## Data section
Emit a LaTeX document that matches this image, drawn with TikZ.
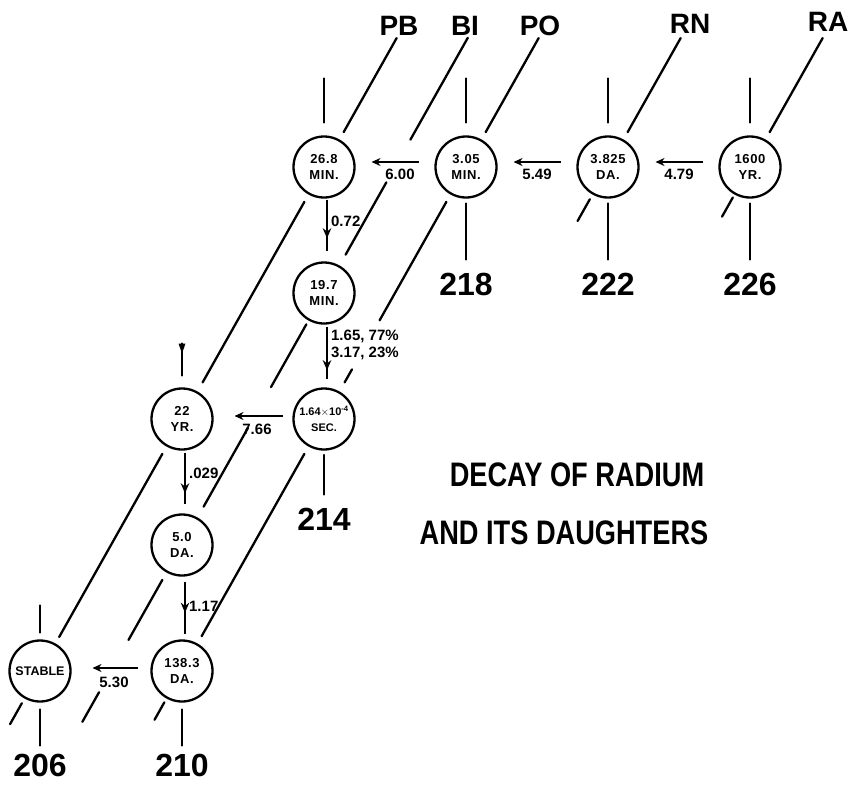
\documentclass[tikz,border=0pt]{standalone}
\usepackage{fontspec}
\setmainfont{Liberation Sans}
\newfontfamily\narrowsf[FakeStretch=0.8]{Liberation Sans}
\newfontfamily\isofont[LetterSpace=5]{Liberation Sans}
\usetikzlibrary{positioning, arrows.meta, calc, decorations.markings}

\begin{document}
\begin{tikzpicture}[x=1pt, y=1pt,
    iso/.style={draw, circle, line width=2.3pt, minimum size=61pt, inner sep=0pt, outer sep=0pt,
      align=center, font=\isofont\fontsize{13}{16.5}\selectfont\bfseries},
    elem/.style={font=\fontsize{28}{28}\selectfont\bfseries, inner sep=0pt},
    mass/.style={font=\fontsize{32}{32}\selectfont\bfseries, inner sep=0pt},
    titletext/.style={font=\narrowsf\fontsize{34}{34}\selectfont\bfseries, inner sep=0pt},
    elemline/.style={line width=2.3pt, line cap=round},
    masstick/.style={line width=2.3pt, line cap=round},
    alpha/.style={-{Stealth[length=9pt, width=8pt]}, line width=2.3pt, shorten <=17pt, shorten >=17pt},
    beta/.style={line width=2.3pt, postaction={decorate},
      decoration={markings, mark=at position #1 with {\arrow{Stealth[length=10pt, width=8.5pt]}}}},
    beta/.default=0.8,
    lbl/.style={font=\fontsize{15}{16.5}\selectfont\bfseries, inner sep=3pt},
    node distance=65pt and 81pt]
  \useasboundingbox (0,0) rectangle (850,-784);

  % isotopes, one column per mass number
  \node[iso] (ra226) at (750,-167) {1600\\YR.};
  \node[iso, left=of ra226] (rn222) {3.825\\DA.};
  \node[iso, left=of rn222] (po218) {3.05\\MIN.};
  \node[iso, left=of po218] (pb214) {26.8\\MIN.};
  \node[iso, below=of pb214] (bi214) {19.7\\MIN.};
  \node[iso, below=of bi214, font=\fontsize{11}{16.5}\selectfont\bfseries] (po214) {1.64$\times$10\textsuperscript{-4}\\SEC.};
  \node[iso, left=of po214] (pb210) {22\\YR.};
  \node[iso, below=of pb210] (bi210) {5.0\\DA.};
  \node[iso, below=of bi210] (po210) {138.3\\DA.};
  \node[iso, left=of po210, font=\fontsize{12.5}{16}\selectfont\bfseries] (pb206) {STABLE};

  % element names and mass numbers
  \node[elem] (pb) at (399,-26) {PB};
  \node[elem] (bi) at (465,-26) {BI};
  \node[elem] (po) at (540,-26) {PO};
  \node[elem] (rn) at (690,-24) {RN};
  \node[elem] (ra) at (828,-22) {RA};

  \node[mass, below=75pt of ra226] (m226) {226};
  \node[mass, below=75pt of rn222] (m222) {222};
  \node[mass, below=75pt of po218] (m218) {218};
  \node[mass, below=58pt of po214] (m214) {214};
  \node[mass, below=52pt of po210] (m210) {210};
  \node[mass, below=52pt of pb206] (m206) {206};

  \node[titletext] (title1) at (577,-475) {DECAY OF RADIUM};
  \node[titletext] (title2) at (564,-533) {AND ITS DAUGHTERS};

  % mass number ticks
  \foreach \n/\m/\a/\b in {ra226/m226/6/13, rn222/m222/6/13, po218/m218/6/13,
      po214/m214/5.5/13, po210/m210/8/8, pb206/m206/8/8}
    \draw[masstick] ([yshift=-\a pt]\n.south) -- ([yshift=\b pt]\m.north);
  \foreach \n in {ra226, rn222, po218, pb214}
    \draw[masstick] ([yshift=14pt]\n.north) -- ++(0,44);
  \draw[masstick] ([yshift=13pt]pb210.north) -- ++(0,32) coordinate (blot);
  \fill (blot) ++(-3.5,0) -- ++(7,0) -- ++(-3.5,-10) -- cycle;
  \draw[masstick] ([yshift=8pt]pb206.north) -- ++(0,27);

  % element lines
  \foreach \n in {pb214, po218, rn222, ra226}
    \draw[elemline] ($(\n)+(60.6:40)$) -- ($(\n)+(60.6:148)$);
  \draw[elemline] ($(pb214)!40pt!(pb210)$) -- ($(pb210)!42pt!(pb214)$);
  \draw[elemline] ($(pb210)!40pt!(pb206)$) -- ($(pb206)!39pt!(pb210)$);
  \draw[elemline] ($(pb206)+(240.6:37)$) -- ($(pb206)+(240.6:61)$);

  \draw[elemline] ($(bi214)+(60.6:44)$) -- ($(bi214)+(60.6:127)$);
  \draw[elemline] ($(bi214)+(60.6:176)$) -- ($(bi214)+(60.6:293)$);
  \draw[elemline] ($(bi214)!36pt!(bi210)$) -- ($(bi214)!108pt!(bi210)$);
  \draw[elemline] ($(bi214)!155pt!(bi210)$) -- ($(bi210)!44pt!(bi214)$);
  \draw[elemline] ($(bi210)+(240.6:40)$) -- ($(bi210)+(240.6:109)$);
  \draw[elemline] ($(bi210)+(240.6:169)$) -- ($(bi210)+(240.6:203)$);

  \draw[elemline] ($(po218)!40pt!(po214)$) -- ($(po218)!176pt!(po214)$);
  \draw[elemline] ($(po214)!57pt!(po218)$) -- ($(po214)!42pt!(po218)$);
  \draw[elemline] ($(po214)!40pt!(po210)$) -- ($(po210)!40pt!(po214)$);
  \draw[elemline] ($(po210)+(240.6:36)$) -- ($(po210)+(240.6:56)$);

  \draw[elemline] ($(rn222)+(240.6:37)$) -- ($(rn222)+(240.6:62)$);
  \draw[elemline] ($(ra226)+(240.6:35)$) -- ($(ra226)+(240.6:57)$);

  % alpha decays
  \draw[alpha] ([yshift=5pt]ra226.west) -- ([yshift=5pt]rn222.east) node[lbl, midway, below=3pt] {4.79};
  \draw[alpha] ([yshift=5pt]rn222.west) -- ([yshift=5pt]po218.east) node[lbl, midway, below=3pt] {5.49};
  \draw[alpha] ([yshift=5pt]po218.west) -- ([yshift=5pt]pb214.east) node[lbl, midway, below=3pt, xshift=5pt] {6.00};
  \draw[alpha, shorten <=11pt, shorten >=22pt] ([yshift=3pt]po214.west) -- ([yshift=3pt]pb210.east)
    node[lbl, midway, below=4pt, xshift=4pt] {7.66};
  \draw[alpha, shorten <=14pt, shorten >=22pt] ([yshift=3pt]po210.west) -- ([yshift=3pt]pb206.east)
    node[lbl, midway, below=5pt, xshift=3pt] {5.30};

  % beta decays
  \draw[beta=0.76] ([xshift=3pt, yshift=-2pt]pb214.south) -- ([xshift=3pt, yshift=12pt]bi214.north)
    node[lbl, pos=0.42, right=0pt] {0.72};
  \draw[beta=0.84] ([xshift=3pt, yshift=-3pt]bi214.south) -- ([xshift=3pt, yshift=10pt]po214.north)
    node[lbl, pos=0.35, right=0pt, align=left] {1.65, 77\%\\3.17, 23\%};
  \draw[beta=0.8] ([xshift=3pt, yshift=-3pt]pb210.south) -- ([xshift=3pt, yshift=11pt]bi210.north)
    node[lbl, pos=0.4, right=0pt] {.029};
  \draw[beta=0.6] ([xshift=3pt, yshift=-6pt]bi210.south) -- ([xshift=3pt, yshift=7pt]po210.north)
    node[lbl, pos=0.48, right=0pt] {1.17};
\end{tikzpicture}
\end{document}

## Exercise aim
Leave out the pictures and restate, word for word, the lines from the top of the data through the line containing "(0,0) rectangle (850,-784);", both included.

## Result for this exercise
Emit a LaTeX document that matches this image, drawn with TikZ.
\documentclass[tikz,border=0pt]{standalone}
\usepackage{fontspec}
\setmainfont{Liberation Sans}
\newfontfamily\narrowsf[FakeStretch=0.8]{Liberation Sans}
\newfontfamily\isofont[LetterSpace=5]{Liberation Sans}
\usetikzlibrary{positioning, arrows.meta, calc, decorations.markings}

\begin{document}
\begin{tikzpicture}[x=1pt, y=1pt,
    iso/.style={draw, circle, line width=2.3pt, minimum size=61pt, inner sep=0pt, outer sep=0pt,
      align=center, font=\isofont\fontsize{13}{16.5}\selectfont\bfseries},
    elem/.style={font=\fontsize{28}{28}\selectfont\bfseries, inner sep=0pt},
    mass/.style={font=\fontsize{32}{32}\selectfont\bfseries, inner sep=0pt},
    titletext/.style={font=\narrowsf\fontsize{34}{34}\selectfont\bfseries, inner sep=0pt},
    elemline/.style={line width=2.3pt, line cap=round},
    masstick/.style={line width=2.3pt, line cap=round},
    alpha/.style={-{Stealth[length=9pt, width=8pt]}, line width=2.3pt, shorten <=17pt, shorten >=17pt},
    beta/.style={line width=2.3pt, postaction={decorate},
      decoration={markings, mark=at position #1 with {\arrow{Stealth[length=10pt, width=8.5pt]}}}},
    beta/.default=0.8,
    lbl/.style={font=\fontsize{15}{16.5}\selectfont\bfseries, inner sep=3pt},
    node distance=65pt and 81pt]
  \useasboundingbox (0,0) rectangle (850,-784);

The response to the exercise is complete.